Forum non conveniens is no barrier to claims – Post-Brexit, English courts remain reluctant to dismiss ESG group claims on forum non conveniens grounds, as seen in Limbu & Ors v Dyson Technology Ltd & Ors. Recent judgments set a high threshold for corporate defendants seeking to avoid English jurisdiction for overseas harm, signalling such challenges are no longer a straightforward route for early dismissal.
Rise in climate group litigation? 2025 saw courts issue significant judgments in climate litigation around the world, with several of these cases using collective litigation tools to advance climate objectives. This indicates that the focus of ESG-related group actions is expanding beyond traditional environmental and human-rights claims.

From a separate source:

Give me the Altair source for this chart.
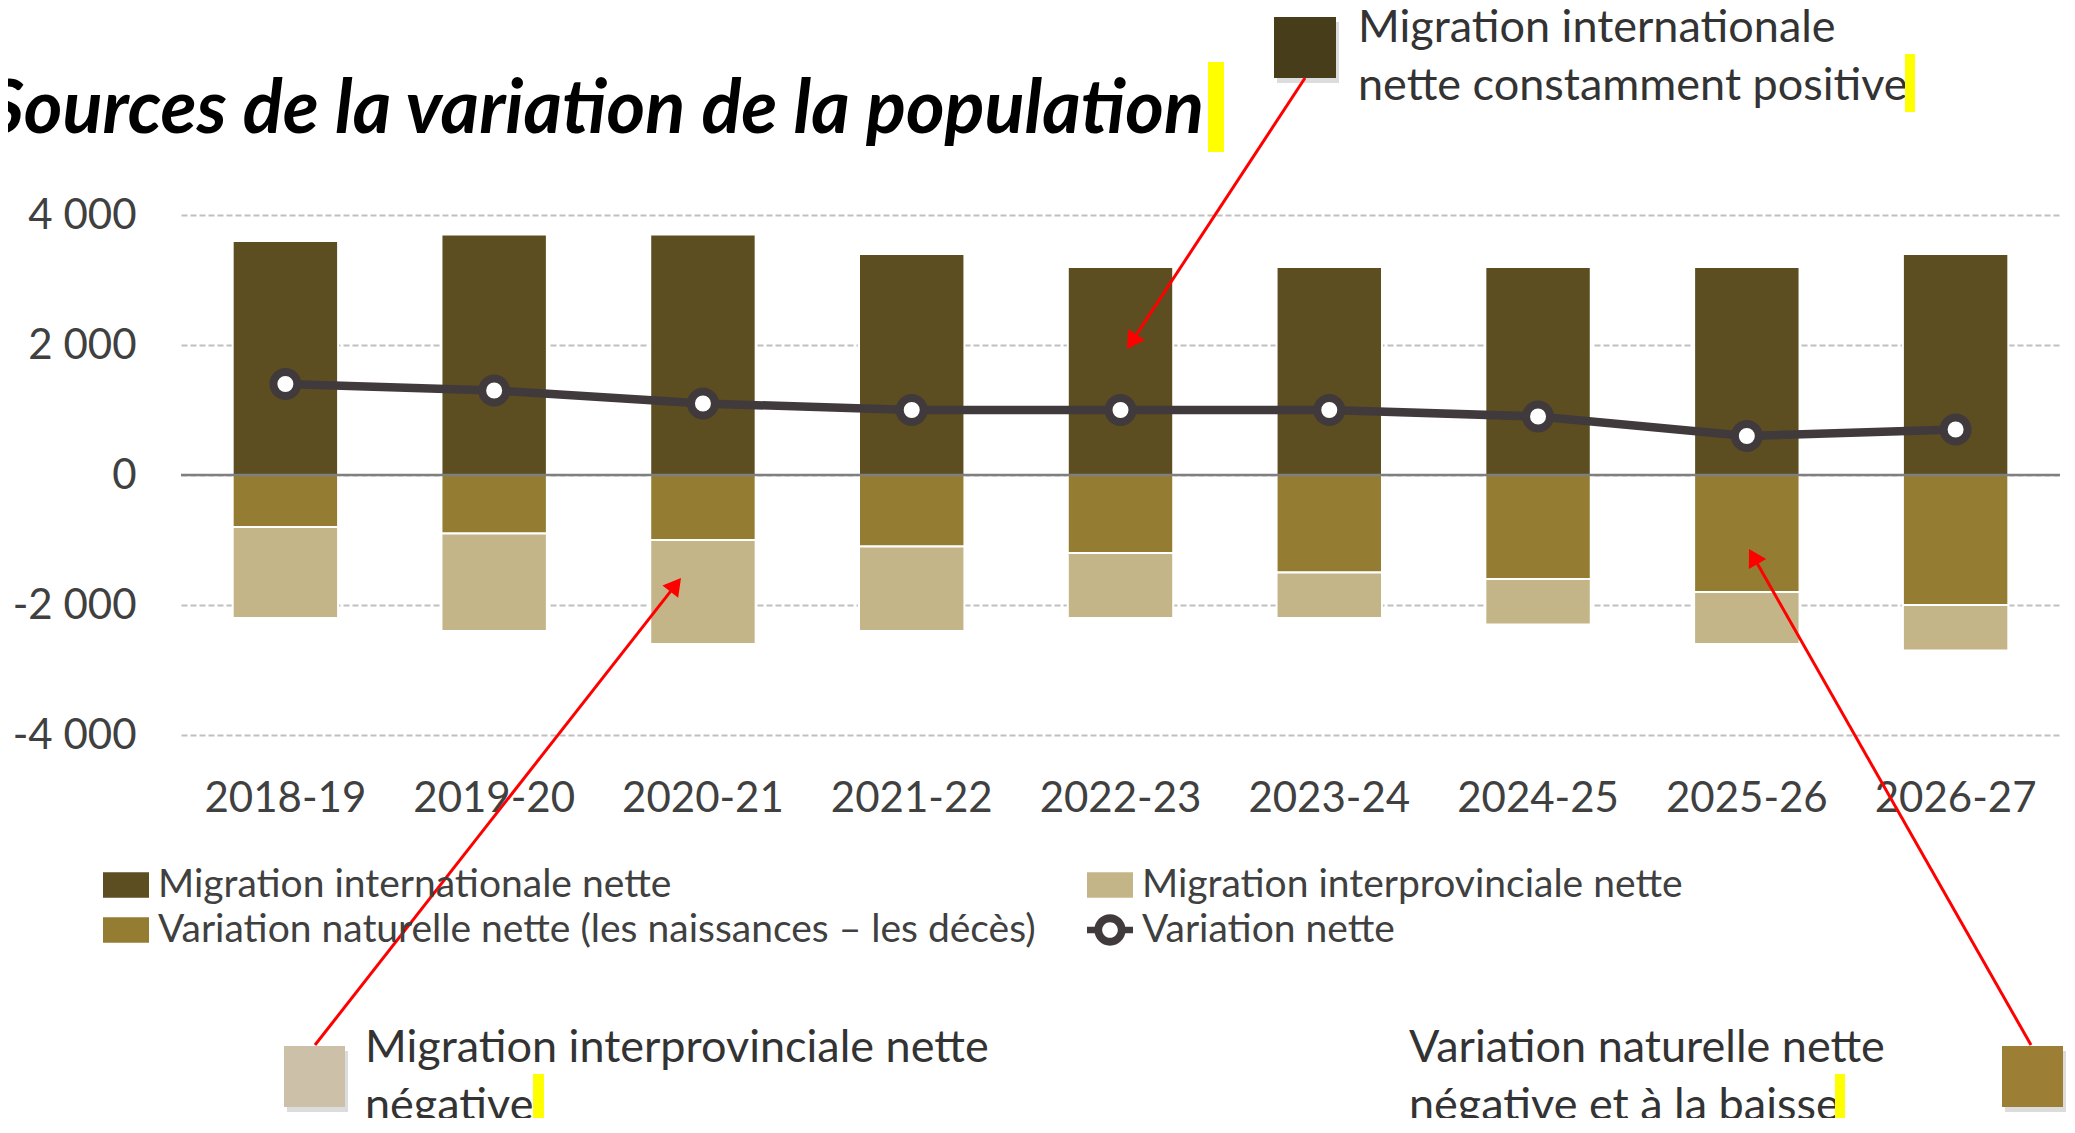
import math
import altair as alt
import pandas as pd

# ---------------- data ----------------
periods = ["2018-19", "2019-20", "2020-21", "2021-22", "2022-23",
           "2023-24", "2024-25", "2025-26", "2026-27"]
intl_vals = [3600, 3700, 3700, 3400, 3200, 3200, 3200, 3200, 3400]
natural_vals = [-800, -900, -1000, -1100, -1200, -1500, -1600, -1800, -2000]
interprov_vals = [-1400, -1500, -1600, -1300, -1000, -700, -700, -800, -700]
net_vals = [1400, 1300, 1100, 1000, 1000, 1000, 900, 600, 700]

series_names = [
    "Migration internationale nette",
    "Migration interprovinciale nette",
    "Variation naturelle nette (les naissances – les décès)",
    "Variation nette",
]
series_colors = ["#5C4E20", "#C4B589", "#947D32", "#403A3C"]
y_ticks = [-4000, -2000, 0, 2000, 4000]

title_text = "Sources de la variation de la population"
callout_intl = ["Migration internationale", "nette constamment positive"]
callout_interprov = ["Migration interprovinciale nette", "négative"]
callout_natural = ["Variation naturelle nette", "négative et à la baisse"]

FONT = "Lato"
TXT = "#404040"
LINE_COLOR = "#403A3C"

rows = []
for i, p in enumerate(periods):
    rows.append({"period": p, "series": series_names[0], "value": intl_vals[i], "order": 0})
    rows.append({"period": p, "series": series_names[2], "value": natural_vals[i], "order": 1})
    rows.append({"period": p, "series": series_names[1], "value": interprov_vals[i], "order": 2})
bars_df = pd.DataFrame(rows)
net_df = pd.DataFrame({"period": periods, "value": net_vals, "series": series_names[3]})
one = pd.DataFrame({"k": [0]})

# ---------------- scales / axes / legend ----------------
rect_path = "M-1,-0.55H1V0.55H-1Z"
ring_path = ("M-0.68,0A0.68,0.68,0,1,1,0.68,0A0.68,0.68,0,1,1,-0.68,0Z"
             "M-0.34,0A0.34,0.34,0,1,0,0.34,0A0.34,0.34,0,1,0,-0.34,0Z"
             "M-1,-0.14H-0.6V0.14H-1Z M0.6,-0.14H1V0.14H0.6Z")
color_scale = alt.Scale(domain=series_names, range=series_colors)
shape_scale = alt.Scale(domain=series_names, range=[rect_path, rect_path, rect_path, ring_path])

legend = alt.Legend(
    title=None, orient="none", legendX=-78, legendY=647, columns=2, direction="horizontal",
    labelFont=FONT, labelFontSize=39, labelColor=TXT, labelLimit=2000,
    labelOffset=9, symbolSize=2116, symbolStrokeWidth=0, symbolOpacity=1,
    columnPadding=51, rowPadding=2,
)

x_axis = alt.Axis(title=None, labelAngle=0, labelFont=FONT, labelFontSize=42,
                  labelColor=TXT, labelPadding=43, ticks=False, domain=False, grid=False)
y_axis = alt.Axis(
    title=None, values=y_ticks,
    labelExpr="(datum.value < 0 ? '-' : '') + replace(format(abs(datum.value), ','), ',', ' ')",
    labelFont=FONT, labelFontSize=42, labelColor=TXT, labelPadding=45,
    ticks=False, domain=False, grid=True, gridColor="#C0C0C0", gridDash=[6, 3], gridWidth=2,
)
x_scale = alt.Scale(paddingInner=0.495, paddingOuter=0.2475)
y_scale = alt.Scale(domain=[-4000, 4000], nice=False)

X = alt.X("period:N", sort=periods, scale=x_scale, axis=x_axis)
Y = alt.Y("value:Q", scale=y_scale, axis=y_axis, stack=None)

bars = alt.Chart(bars_df).mark_bar(stroke="white", strokeWidth=2).encode(
    x=X,
    y=alt.Y("value:Q", scale=y_scale, axis=y_axis, stack="zero"),
    color=alt.Color("series:N", scale=color_scale, legend=legend),
    order=alt.Order("order:Q", sort="ascending"),
)
zero = alt.Chart(one).mark_rule(color="#7F7F7F", strokeWidth=2.5).encode(y=alt.datum(0))
line = alt.Chart(net_df).mark_line(color=LINE_COLOR, strokeWidth=8.5).encode(x=X, y=Y)
# carries the "Variation nette" legend entry (shape + colour); drawn invisibly
legend_carrier = alt.Chart(net_df).mark_point(filled=True, opacity=0).encode(
    x=X, y=Y,
    color=alt.Color("series:N", scale=color_scale, legend=legend),
    shape=alt.Shape("series:N", scale=shape_scale, legend=legend),
)
points = alt.Chart(net_df).mark_point(
    filled=False, fill="white", color=LINE_COLOR, shape="circle",
    size=576, strokeWidth=8, opacity=1, fillOpacity=1).encode(x=X, y=Y)

# ---------------- annotations (pixel positions relative to plot origin) ----------------
def rect(x1, y1, x2, y2, color, opacity=1.0):
    return alt.Chart(one).mark_rect(color=color, opacity=opacity).encode(
        x=alt.value(x1), x2=alt.value(x2), y=alt.value(y1), y2=alt.value(y2))

def box(x1, y1, x2, y2, color):
    return [rect(x1 + 3, y1 + 5, x2 + 3, y2 + 5, "#9A9A9A", 0.35), rect(x1, y1, x2, y2, color)]

def text(x, y, lines, size=45):
    return alt.Chart(one).mark_text(
        text=lines, align="left", baseline="alphabetic", font=FONT, fontSize=size,
        lineHeight=57.6, color="#333333").encode(x=alt.value(x), y=alt.value(y))

def arrow(x1, y1, x2, y2, r=10):
    dx, dy = x2 - x1, y2 - y1
    L = math.hypot(dx, dy)
    ux, uy = dx / L, dy / L
    h = math.sqrt(3) / 2 * r
    cx, cy = x2 - ux * h, y2 - uy * h
    ang = math.degrees(math.atan2(dx, -dy)) % 360
    ln = alt.Chart(one).mark_rule(color="#FF0000", strokeWidth=3).encode(
        x=alt.value(x1), y=alt.value(y1), x2=alt.value(cx), y2=alt.value(cy))
    head = alt.Chart(one).mark_point(shape="triangle-up", filled=True, color="#FF0000",
                                     size=(2 * r) ** 2, angle=ang, opacity=1).encode(
        x=alt.value(cx), y=alt.value(cy))
    return [ln, head]

title = alt.Chart(one).mark_text(
    text=title_text, align="right", baseline="alphabetic", font=FONT, fontSize=74,
    fontWeight="bold", fontStyle="italic", color="#000000").encode(
    x=alt.value(1023), y=alt.value(-82))

annot = []
annot.append(title)
annot.append(rect(1027, -153, 1043, -63, "#FFFF00"))
annot += box(1093, -198, 1155, -137, "#483D1B")
annot.append(text(1177, -173, callout_intl))
annot.append(rect(1724, -161, 1734, -103, "#FFFF00"))
annot += arrow(1124, -137, 946, 134)

annot += box(103, 831, 164, 892, "#CCC1A8")
annot.append(text(184, 847, callout_interprov))
annot.append(rect(352, 859, 363, 917, "#FFFF00"))
annot += arrow(134, 830, 500, 363)

annot += box(1821, 831, 1882, 892, "#9C7F35")
annot.append(text(1228, 847, callout_natural))
annot.append(rect(1654, 859, 1664, 917, "#FFFF00"))
annot += arrow(1850, 830, 1568, 334)

chart = alt.layer(bars, zero, line, legend_carrier, points, *annot).properties(
    width=1879, height=520,
    padding={"left": 173, "top": 207, "right": 7, "bottom": 383},
    autosize=alt.AutoSizeParams(type="none"),
    background="white",
).configure_view(strokeWidth=0)

chart.save("out.html", embed_options={"renderer": "svg", "actions": False})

In light of the above, the UK may become a forum for group litigation in respect of climate change in the near future.
Mass tort claims
The broad reach of tort law – Mass tort claims, including negligence, deceit and nuisance, continue to feature across the group action landscape. These claims are particularly common in product liability cases, especially against manufacturers of allegedly defective products.
But not just manufacturers – Beyond product liability claims, we have also seen group tort claims brought against sports governing bodies and government departments alleging failures to protect players from concussions and personnel from hearing loss. Looking ahead, we expect to see more negligence claims in the ESG space, with groups seeking to hold companies to account for environmental damage.
More to come – With the popularity and scale of mass tort claims in the US (and high-value settlements), it is unsurprising that claimants are seeking to replicate successful US class actions in the UK courts. We have already seen announcements of several actions, including one by veterans against the manufacturer of allegedly defective combat earplugs, which follow multi-billion-dollar lawsuits in the US.
Expectations for the year ahead
In 2026, we expect to see securities, competition, ESG and mass tort class actions continue to gain momentum, while the courts and government continue to grapple with the need to maintain an appropriate balance between providing access to justice and ensuring that businesses do not face unmeritorious and overly burdensome litigation.
In the competition space, we will continue to see liability judgments and settlements, as the regime continues to mature. While last year saw a relative dip in the number of new collective actions filed with the CAT, it remains to be seen whether that trend will continue in 2026. In contrast to the success in Apple v Kent, several high-profile losses may cause funders to pursue safer "follow-on" actions, rather than more ambitious standalone claims. Funding reforms are also on the agenda, with the UK Government confirming that it will implement legislation to reverse PACCAR "as soon as parliamentary time allows" which may embolden funders.
We anticipate courts will continue to take an active and pragmatic approach to the case management of group actions. One notable feature we have seen in the High Court is the scheduling of split liability and quantum trials in relatively quick succession, prompting parties to prepare for both stages in parallel in an effort to reduce the overall timescale of disputes. However, this approach can mean that parties incur costs upfront that may prove unnecessary if the claim fails at the liability stage. How the courts manage the growing number and vast scale of group claims working their way through the judicial system in 2026, whilst balancing the interests of claimants and defendants, will be crucial in shaping the class actions landscape.